Ocorre que Kardec tinha a percepção de que as inteligências
invisíveis capazes de interagirem de forma objetiva e subjetiva
com o mundo material foram permitindo o registro e o controle científico
de suas intervenções, dentro de uma programática
superior que definia a desopacização do mundo espírita
aos olhos das criaturas domiciliadas na carne.
Desse modo, o mestre foi ajustando, no processual de seu quefazer, seus
pressupostos teóricos e metodológicos ao objeto de estudo,
apontando uma obviedade por demais atual, ao menos no campo das ciências
humanas, donde provenho: há de se considerar que a especificidade
de certo objeto científico demanda uma metodologia e técnicas
de investigação específicas para a apreensão
do mesmo.
Essa atitude de Kardec fez com que sua pesquisa se diferenciasse e muito
de outras que lhe precederam, pois, ao admitir as escolhas, a vontade,
os limites e as possibilidades evolutivas das individualidades espirituais
na produção das manifestações inteligentes
e materiais, alargou o horizonte da investigação de modo
a evitar que se enquadrasse o fenômeno espírita às
estruturas conceituais rígidas e se descartasse os dados que
os instrumentos, produzidos no âmbito de um paradigma materialista,
comumente consideravam inválidos.
O que caracterizaria um avanço epistemológico para o campo
das ciências da alma, em pleno século XIX, embora admirado
pela aposta na experimentação, foi compreendido inicialmente
por Richet (2), o fundador da Metapsíquica,
por credulidade exagerada como, talvez, também teriam imaginado
outros pesquisadores que não se aprofundaram na produção
de Kardec.
Enfim, os Espíritos igualmente pautaram o trabalho científico
de Kardec a partir de suas manifestações que, em pleno
tempo de elogio à razão e à experimentação,
organizaram verdadeira invasão ao mundo dos denominados vivos
afetando os horizontes culturais da Ciência à Religião.
E, no que tange à composição do conteúdo
filosófico do Espiritismo o mestre Allan Kardec teve o cuidado
de estabelecer dois critérios de exame: o da razão e o
do controle universal do ensino dos Espíritos.
A razão, ou o bom senso, era adotada como filtro principal, afastando
o conhecimento produzido, em regime de colaboração entre
médiuns, Espíritos e Kardec, de qualquer mescla com superstições
ou dogmas.
O segundo critério, o do controle universal, demonstra que o
Espiritismo não é fruto de uma concepção
individual, da opinião de um sábio ou um Espírito,
apenas.

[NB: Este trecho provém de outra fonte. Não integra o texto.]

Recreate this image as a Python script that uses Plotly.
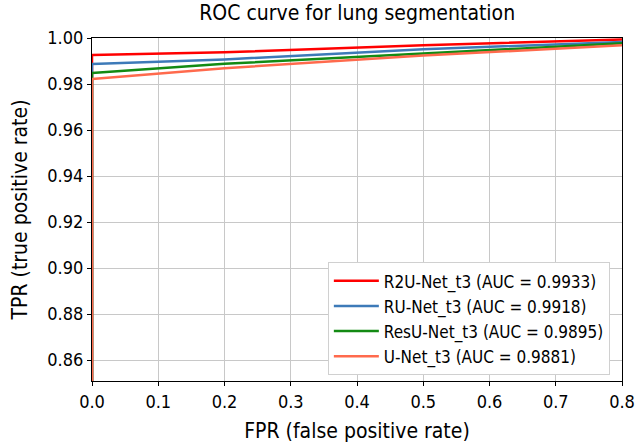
import plotly.graph_objects as go

fpr = [0.0, 0.0, 0.2, 0.5, 0.8, 1.0]
tpr_r2u = [0.0, 0.9926, 0.9938, 0.9968, 0.9994, 1.0]
tpr_ru = [0.0, 0.9887, 0.9907, 0.9951, 0.9983, 1.0]
tpr_resu = [0.0, 0.9848, 0.9888, 0.9933, 0.9977, 1.0]
tpr_u = [0.0, 0.9822, 0.9869, 0.9924, 0.9968, 1.0]

names = ["R2U-Net_t3 (AUC = 0.9933)", "RU-Net_t3 (AUC = 0.9918)",
         "ResU-Net_t3 (AUC = 0.9895)", "U-Net_t3 (AUC = 0.9881)"]
colors = ["#ff0000", "#3d7ab8", "#138a13", "#ff6a4d"]
series = [tpr_r2u, tpr_ru, tpr_resu, tpr_u]

fig = go.Figure()
for name, c, s in zip(names, colors, series):
    fig.add_trace(go.Scatter(x=fpr, y=s, mode="lines", name=name,
                             line=dict(color=c, width=2.5)))

font = "DejaVu Sans Condensed, DejaVu Sans"
fig.update_layout(
    width=635, height=444,
    margin=dict(l=92, r=13, t=38, b=63),
    paper_bgcolor="white", plot_bgcolor="white",
    font=dict(family=font, color="black", size=19),
    title=dict(text="ROC curve for lung segmentation", x=0.5625, xanchor="center",
               y=0.972, yanchor="middle", font=dict(size=21)),
    xaxis=dict(range=[0, 0.8], tickvals=[0, 0.1, 0.2, 0.3, 0.4, 0.5, 0.6, 0.7, 0.8],
               ticktext=["0.0", "0.1", "0.2", "0.3", "0.4", "0.5", "0.6", "0.7", "0.8"],
               showgrid=True, gridcolor="#c8c8c8", gridwidth=1,
               showline=True, linecolor="black", linewidth=1.2, mirror=True,
               ticks="outside", ticklen=4, tickcolor="black",
               zeroline=False, tickfont=dict(size=18), automargin=False,
               title=dict(text="FPR (false positive rate)", font=dict(size=21), standoff=12)),
    yaxis=dict(range=[0.8509, 1.0],
               tickvals=[0.86, 0.88, 0.90, 0.92, 0.94, 0.96, 0.98, 1.00],
               ticktext=["0.86", "0.88", "0.90", "0.92", "0.94", "0.96", "0.98", "1.00"],
               showgrid=True, gridcolor="#c8c8c8", gridwidth=1,
               showline=True, linecolor="black", linewidth=1.2, mirror=True,
               ticks="outside", ticklen=4, tickcolor="black",
               zeroline=False, tickfont=dict(size=18), automargin=False,
               title=dict(text="TPR (true positive rate)", font=dict(size=21), standoff=13)),
    legend=dict(x=0.445, y=0.346, xanchor="left", yanchor="top",
                bgcolor="white", bordercolor="#d0d0d0", borderwidth=1,
                font=dict(size=17), itemwidth=45, tracegroupgap=0),
    showlegend=True,
)

fig.write_html("out.html")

Aliás, característica marcante do fazer científico
consiste no regime de colaboração, de partilha de saberes
mediante a comunicação de métodos, experiências,
dados e análises nos diferentes campos de pesquisa, ou seja,
a produção coletiva.
Para levar a efeito tal controle, Kardec se utilizava de variados médiuns
e Espíritos, entre comunicações espontâneas
e evocações, para apreender a solução de
diversos problemas filosóficos e questões sobre o mundo
dos Espíritos a fim de comparar, após a análise
severa da razão, o conteúdo daquelas e, com base na concordância
coletiva, estabelecer os princípios da Doutrina Espírita.
ESTUDANDO KARDEC
"Se há um meio de chegar
à verdade, seguramente é pela concordância e pela
racionalidade das comunicações, auxiliadas pelos meios
que temos à nossa disposição para constatar a superioridade
ou a inferioridade dos Espíritos. Ao deixar de ser individual
para se tornar coletiva, a opinião adquire um maior grau de autenticidade,
já que não pode ser considerada como resultado de uma
influência pessoal ou local. Os que ainda se acham em dúvida
terão uma base para fixar as idéias, porquanto será
irracional pensar que aquele que em seu ponto de vista está só,
ou quase só, tenha razão contra todos." (3)
Notas:
(1) KARDEC, Allan. O espiritismo é
uma ciência positiva. In: KARDEC, Allan. Revista Espírita:
jornal de estudos psicológicos. Ano sétimo
– 1864. Trad. Evandro Noleto Bezerra. Brasília: Federação
Espírita Brasileira, 2008, P. 434.
(2) MAGALHÃES, Samuel Nunes. Charles Richet: o apóstolo
da ciência e do espiritismo. Rio de Janeiro: Federação
Espírita Brasileira, 2007, p. 160.
(3) KARDEC, Allan. Controle do Ensino Espírita. In: KARDEC, Allan.
Revista Espírita: jornal de estudos psicológicos.
Ano sétimo – 1862. Trad. Evandro Noleto Bezerra. Brasília:
Federação Espírita Brasileira, 2008, P. 36.